I scroll over that familiar right-facing arrow and click; the slightly pixilated home-video flicks to life. A round little face comes into focus a few feet from the camera, blond hair whisping, smiling eyes looking beyond me, looking at the Great Wielder of the iphone. The little boy sways back and forth for an instant, rocking against his dad who's kneeling behind him. His hands are scrunched in little excited fists, and he is held up by his dad's hands wrapped around his yellow-shirted tummy.
The camera goggles, the thirteen month old flexes his knees up and down, and his dad whispers "Go see mommy!"
All this I take in within a mere two seconds. There is no further warning. I am not prepared for what will happen:
Baby D leans towards us, even before his dad has let his hands gently fall from the chubby belly. Baby D bobs. His arms are stretched up, fingers grabbing air. He steps. He is released. And he walks.
I am completely and utterly taken aback. My own delighted laughter dances with the sounds of the moment. The thwump sound as he lands on his bum after three steps. (And he doesn't even seem to notice his dad lifting him up again, just begins again with that focused, excited trot towards the camera as soon as he finds himself back on his feet). The sound of his mom bursting out "Come see mamma!" in musical, rising tones and "Woohoo you made it!". The sounds of flump, flump, flump, of baggy little pant legs shuffling back and forth against each other.
How can I describe this? Here is the little boy I first saw only just over a year ago, a tiny, red, delicate little ball of preciousness, newborn. So fragile. So helpless. And here is the little boy who I've held, who I've listened to gurgling or crying, who I've had pee on my jeans, who I've helped bundle up into the carrier on his mom's back. He's grown and changed so much. Of course, babies grow. But this? I wasn't expecting it to be like this. Here he is - bumbling and bouncing and bounding on his own two feet. Walking. Reaching the camera.
And then his mom turns him around, saying "Go see daddy!", and he walks back to his daddy with that zestful bend of newly found knees. And then he thwumps down on the ground and the adult arms reach in and pull him up again. And so, back to mommy as he takes another step all by himself.
And it is magic, just magic, and I'm in total wonder at it.
I don't think I'm alone in this experience, in this realization of the wonder that is present within the very normal and the very human.
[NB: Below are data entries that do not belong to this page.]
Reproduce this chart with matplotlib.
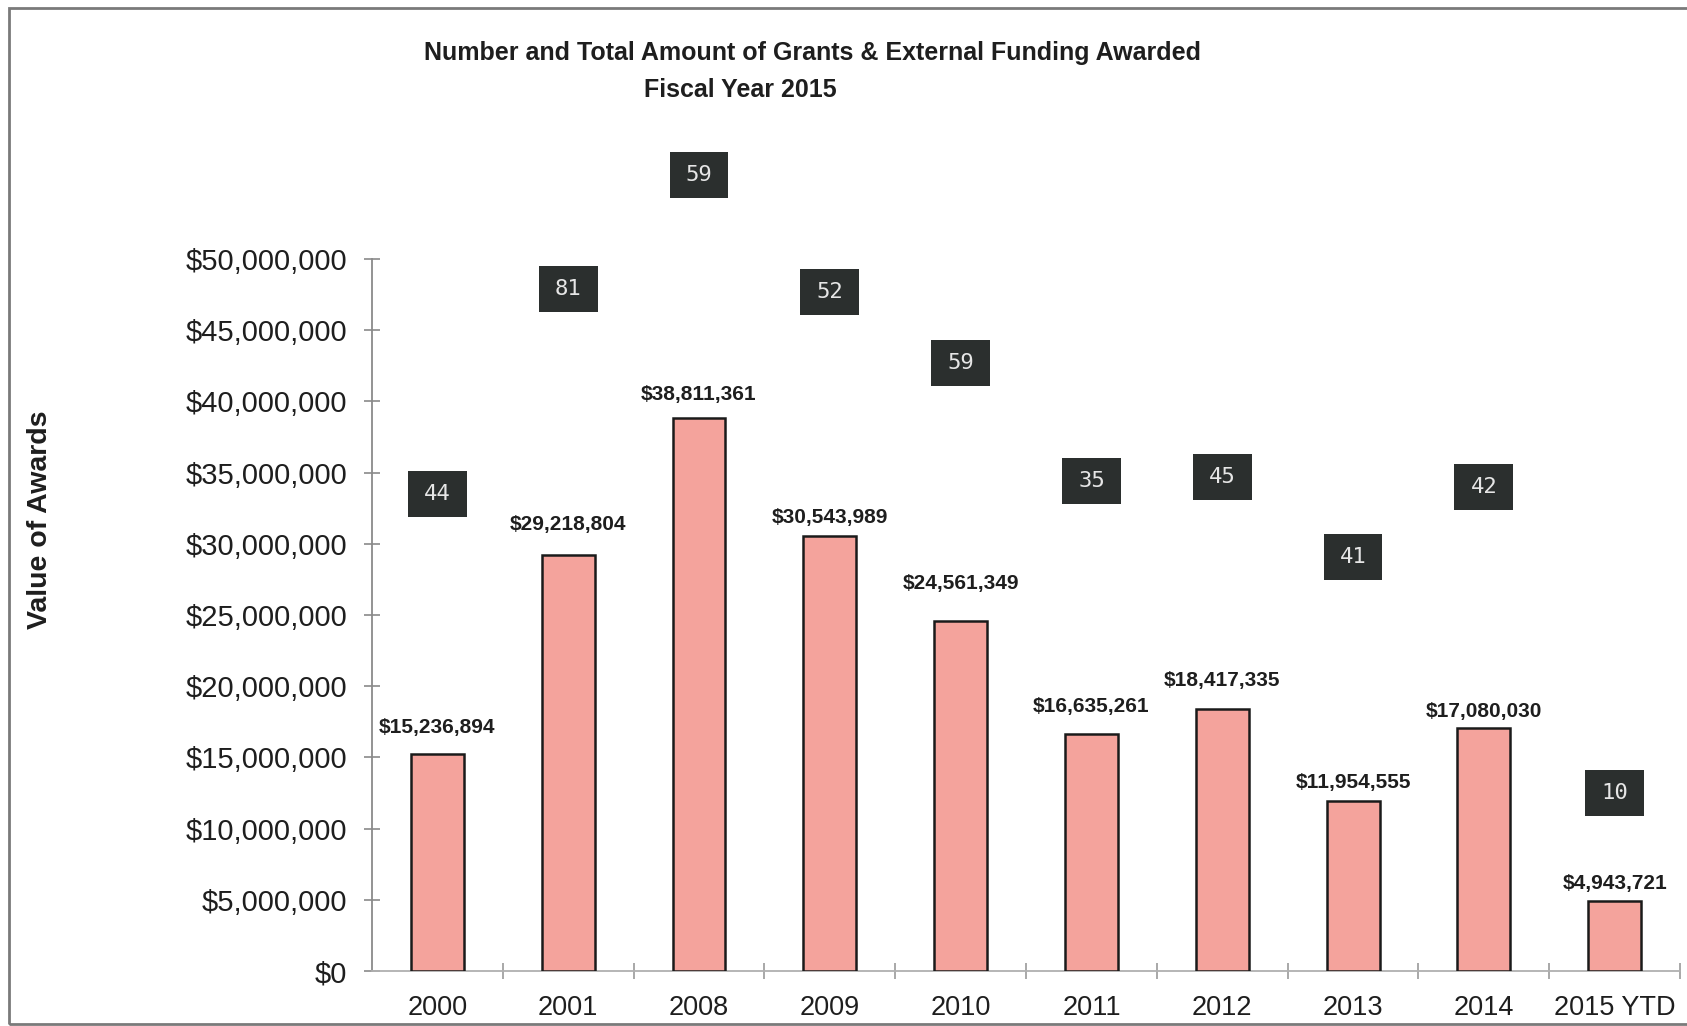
import numpy as np
import matplotlib
matplotlib.use('Agg')
import matplotlib.pyplot as plt
from matplotlib.patches import Rectangle
from matplotlib.ticker import FuncFormatter, MultipleLocator

plt.rcParams['font.family'] = ['Liberation Sans', 'DejaVu Sans']

# data
years = ['2000', '2001', '2008', '2009', '2010', '2011', '2012', '2013', '2014', '2015 YTD']
award_value = [15236894, 29218804, 38811361, 30543989, 24561349,
               16635261, 18417335, 11954555, 17080030, 4943721]
award_count = [44, 81, 59, 52, 59, 35, 45, 41, 42, 10]

# where the count boxes sit (in $ on the value axis) and label offsets (pt)
count_box_y = [33.5e6, 47.9e6, 55.9e6, 47.7e6, 42.7e6, 34.4e6, 34.7e6, 29.1e6, 34.0e6, 12.5e6]
value_label_off = [19, 22, 17, 13, 27, 20, 20, 13, 12, 12]

bar_color = '#f4a39c'
box_color = '#2b2f2e'
text_color = '#1e1e1e'
axis_color = '#8a8a8a'

fig = plt.figure(figsize=(16.87, 10.26), dpi=100)
ax = fig.add_axes([0.2205, 0.0536, 0.7754, 0.694])

x = np.arange(len(years))
ax.bar(x, award_value, width=0.405, color=bar_color, edgecolor='#1a1a1a', linewidth=1.8, zorder=3)

# value labels over the bars
for xi, v, off in zip(x, award_value, value_label_off):
    ax.annotate('${:,.0f}'.format(v), (xi, v), xytext=(0, off), textcoords='offset points',
                ha='center', va='center', fontsize=15, fontweight='bold', color=text_color)

# dark count boxes
bw, bh = 0.45, 3.23e6
for xi, n, yb in zip(x, award_count, count_box_y):
    ax.add_patch(Rectangle((xi - bw / 2, yb - bh / 2), bw, bh, facecolor=box_color,
                           edgecolor='none', clip_on=False, zorder=4))
    ax.text(xi, yb, str(n), ha='center', va='center', fontsize=16, color='#e6e6e6',
            family='DejaVu Sans Mono', zorder=5, clip_on=False)

ax.set_xlim(-0.5, len(years) - 0.5)
ax.set_ylim(0, 50e6)
ax.yaxis.set_major_locator(MultipleLocator(5e6))
ax.yaxis.set_major_formatter(FuncFormatter(lambda v, p: '${:,.0f}'.format(v)))

ax.set_xticks(x)
ax.set_xticklabels(years)
ax.set_xticks(np.arange(0.5, len(years)), minor=True)

for s in ['top', 'right']:
    ax.spines[s].set_visible(False)
for s in ['left', 'bottom']:
    ax.spines[s].set_color(axis_color)
    ax.spines[s].set_linewidth(1.3)
ax.spines['bottom'].set_color('#b0b0b0')

ax.tick_params(axis='y', direction='inout', length=12, width=1.2, color=axis_color,
               labelsize=21, labelcolor=text_color, pad=12)
ax.tick_params(axis='x', which='major', length=0, labelsize=19.5, labelcolor=text_color, pad=17)
ax.tick_params(axis='x', which='minor', direction='inout', length=12, width=1.2, color='#9a9a9a')

fig.text(0.0237, 0.493, 'Value of Awards', rotation=90, ha='center', va='center',
         fontsize=20.5, fontweight='bold', color=text_color)

fig.text(813 / 1687, 1 - 52.7 / 1026, 'Number and Total Amount of Grants & External Funding Awarded',
         ha='center', va='center', fontsize=18, fontweight='bold', color=text_color)
fig.text(740 / 1687, 1 - 90.4 / 1026, 'Fiscal Year 2015',
         ha='center', va='center', fontsize=18, fontweight='bold', color=text_color)

# page frame from the scan
fig.add_artist(Rectangle((9 / 1687, 2 / 1026), 1.1, 1 - 10 / 1026, transform=fig.transFigure,
                         fill=False, edgecolor='#7a7a7a', linewidth=2))

fig.savefig('out.png', dpi=100)
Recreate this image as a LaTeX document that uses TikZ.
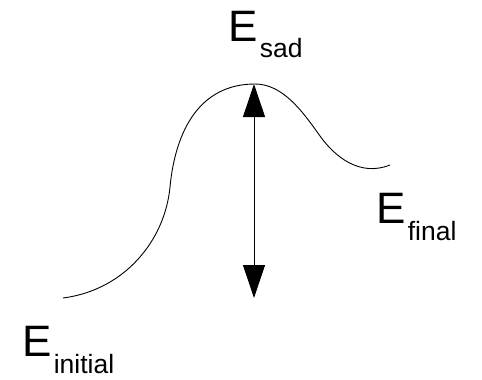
\documentclass[tikz,border=0pt]{standalone}
\usepackage{fontspec}
\setmainfont{Liberation Sans}
\usetikzlibrary{arrows.meta}
\newcommand{\energylabel}[1]{{\fontsize{44}{44}\selectfont E}\kern2pt{\fontsize{26.5}{26.5}\selectfont\raisebox{-17pt}{#1}}}
\begin{document}
\begin{tikzpicture}[x=1pt,y=-1pt,
  curveline/.style={line width=0.9pt, line join=round},
  energyarrow/.style={line width=0.9pt, {Triangle[length=33pt,width=22pt]}-{Triangle[length=33pt,width=22pt]}},
  elabel/.style={anchor=base west, inner sep=0pt, outer sep=0pt}]
\useasboundingbox (0,0) rectangle (482,380);
\draw[curveline] (63,298) .. controls (125,290) and (165,240) .. (170,187)
  .. controls (175.5,130) and (200,84) .. (255,84)
  .. controls (283,84) and (303,112) .. (320,136)
  .. controls (335,157) and (360,177) .. (390,165);
\coordinate (top) at (254,84);
\coordinate (bot) at (254,298);
\draw[energyarrow] (top) -- (bot);
\node[elabel] (esad) at (228.5,41) {\energylabel{sad}};
\node[elabel] (efinal) at (376.5,223) {\energylabel{final}};
\node[elabel] (einitial) at (22.5,356) {\energylabel{initial}};
\end{tikzpicture}
\end{document}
I'm embarrassed at my failure to expect it (although in this case, it's a pleasant failure). For there are moments when I am too numb to recognize the magic. Too familiarized to notice the Divine's artistry. Too busy to see and rejoice. Or just too tired (albeit sometimes legitimately so) to wonder.
Please - splash the cold water of your comments over me, share your experiences of magic in the everyday, so that we can wake up to the magic that God has woven into the universe.